### Exercise
Below is some material; transcribe all of it exactly.

### Data section
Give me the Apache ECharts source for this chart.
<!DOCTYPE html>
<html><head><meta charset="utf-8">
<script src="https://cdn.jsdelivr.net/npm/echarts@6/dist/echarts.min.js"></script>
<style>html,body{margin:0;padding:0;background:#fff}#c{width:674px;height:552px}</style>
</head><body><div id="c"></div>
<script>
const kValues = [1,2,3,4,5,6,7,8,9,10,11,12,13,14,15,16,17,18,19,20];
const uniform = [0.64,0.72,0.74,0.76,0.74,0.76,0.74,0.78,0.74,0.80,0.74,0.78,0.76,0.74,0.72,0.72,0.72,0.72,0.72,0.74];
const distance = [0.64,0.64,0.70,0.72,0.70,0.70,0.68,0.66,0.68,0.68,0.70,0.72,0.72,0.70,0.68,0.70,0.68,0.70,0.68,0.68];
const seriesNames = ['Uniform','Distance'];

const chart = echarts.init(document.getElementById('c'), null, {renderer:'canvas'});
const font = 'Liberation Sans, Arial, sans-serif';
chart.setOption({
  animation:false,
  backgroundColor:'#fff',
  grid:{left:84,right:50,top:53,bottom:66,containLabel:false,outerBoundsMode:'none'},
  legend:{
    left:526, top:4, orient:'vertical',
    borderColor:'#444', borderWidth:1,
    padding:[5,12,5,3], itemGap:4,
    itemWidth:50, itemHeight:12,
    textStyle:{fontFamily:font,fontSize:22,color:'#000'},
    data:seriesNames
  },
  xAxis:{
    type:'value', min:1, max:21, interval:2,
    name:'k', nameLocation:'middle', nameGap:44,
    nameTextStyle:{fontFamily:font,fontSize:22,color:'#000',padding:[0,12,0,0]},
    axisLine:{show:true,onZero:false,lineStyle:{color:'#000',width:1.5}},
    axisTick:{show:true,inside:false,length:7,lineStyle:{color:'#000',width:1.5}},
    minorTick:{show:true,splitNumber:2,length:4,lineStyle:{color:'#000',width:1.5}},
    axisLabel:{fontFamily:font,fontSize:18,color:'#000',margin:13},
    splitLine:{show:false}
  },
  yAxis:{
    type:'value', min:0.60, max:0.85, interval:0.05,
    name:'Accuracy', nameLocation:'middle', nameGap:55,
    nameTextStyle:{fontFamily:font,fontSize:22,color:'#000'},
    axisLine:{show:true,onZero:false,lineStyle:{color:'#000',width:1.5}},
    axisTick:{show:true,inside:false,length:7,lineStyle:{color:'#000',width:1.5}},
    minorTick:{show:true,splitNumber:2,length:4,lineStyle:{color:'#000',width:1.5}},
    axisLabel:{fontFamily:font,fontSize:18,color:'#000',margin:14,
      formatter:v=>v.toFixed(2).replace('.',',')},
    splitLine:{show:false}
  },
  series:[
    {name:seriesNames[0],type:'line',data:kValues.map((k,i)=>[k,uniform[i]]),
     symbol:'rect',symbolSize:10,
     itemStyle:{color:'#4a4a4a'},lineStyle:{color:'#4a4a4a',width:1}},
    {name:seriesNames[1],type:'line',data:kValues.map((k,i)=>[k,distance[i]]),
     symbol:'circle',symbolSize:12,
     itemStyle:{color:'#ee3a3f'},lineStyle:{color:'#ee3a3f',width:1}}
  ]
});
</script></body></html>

### Result of the exercise
Give me the Apache ECharts source for this chart.
<!DOCTYPE html>
<html><head><meta charset="utf-8">
<script src="https://cdn.jsdelivr.net/npm/echarts@6/dist/echarts.min.js"></script>
<style>html,body{margin:0;padding:0;background:#fff}#c{width:674px;height:552px}</style>
</head><body><div id="c"></div>
<script>
const kValues = [1,2,3,4,5,6,7,8,9,10,11,12,13,14,15,16,17,18,19,20];
const uniform = [0.64,0.72,0.74,0.76,0.74,0.76,0.74,0.78,0.74,0.80,0.74,0.78,0.76,0.74,0.72,0.72,0.72,0.72,0.72,0.74];
const distance = [0.64,0.64,0.70,0.72,0.70,0.70,0.68,0.66,0.68,0.68,0.70,0.72,0.72,0.70,0.68,0.70,0.68,0.70,0.68,0.68];
const seriesNames = ['Uniform','Distance'];

const chart = echarts.init(document.getElementById('c'), null, {renderer:'canvas'});
const font = 'Liberation Sans, Arial, sans-serif';
chart.setOption({
  animation:false,
  backgroundColor:'#fff',
  grid:{left:84,right:50,top:53,bottom:66,containLabel:false,outerBoundsMode:'none'},
  legend:{
    left:526, top:4, orient:'vertical',
    borderColor:'#444', borderWidth:1,
    padding:[5,12,5,3], itemGap:4,
    itemWidth:50, itemHeight:12,
    textStyle:{fontFamily:font,fontSize:22,color:'#000'},
    data:seriesNames
  },
  xAxis:{
    type:'value', min:1, max:21, interval:2,
    name:'k', nameLocation:'middle', nameGap:44,
    nameTextStyle:{fontFamily:font,fontSize:22,color:'#000',padding:[0,12,0,0]},
    axisLine:{show:true,onZero:false,lineStyle:{color:'#000',width:1.5}},
    axisTick:{show:true,inside:false,length:7,lineStyle:{color:'#000',width:1.5}},
    minorTick:{show:true,splitNumber:2,length:4,lineStyle:{color:'#000',width:1.5}},
    axisLabel:{fontFamily:font,fontSize:18,color:'#000',margin:13},
    splitLine:{show:false}
  },
  yAxis:{
    type:'value', min:0.60, max:0.85, interval:0.05,
    name:'Accuracy', nameLocation:'middle', nameGap:55,
    nameTextStyle:{fontFamily:font,fontSize:22,color:'#000'},
    axisLine:{show:true,onZero:false,lineStyle:{color:'#000',width:1.5}},
    axisTick:{show:true,inside:false,length:7,lineStyle:{color:'#000',width:1.5}},
    minorTick:{show:true,splitNumber:2,length:4,lineStyle:{color:'#000',width:1.5}},
    axisLabel:{fontFamily:font,fontSize:18,color:'#000',margin:14,
      formatter:v=>v.toFixed(2).replace('.',',')},
    splitLine:{show:false}
  },
  series:[
    {name:seriesNames[0],type:'line',data:kValues.map((k,i)=>[k,uniform[i]]),
     symbol:'rect',symbolSize:10,
     itemStyle:{color:'#4a4a4a'},lineStyle:{color:'#4a4a4a',width:1}},
    {name:seriesNames[1],type:'line',data:kValues.map((k,i)=>[k,distance[i]]),
     symbol:'circle',symbolSize:12,
     itemStyle:{color:'#ee3a3f'},lineStyle:{color:'#ee3a3f',width:1}}
  ]
});
</script></body></html>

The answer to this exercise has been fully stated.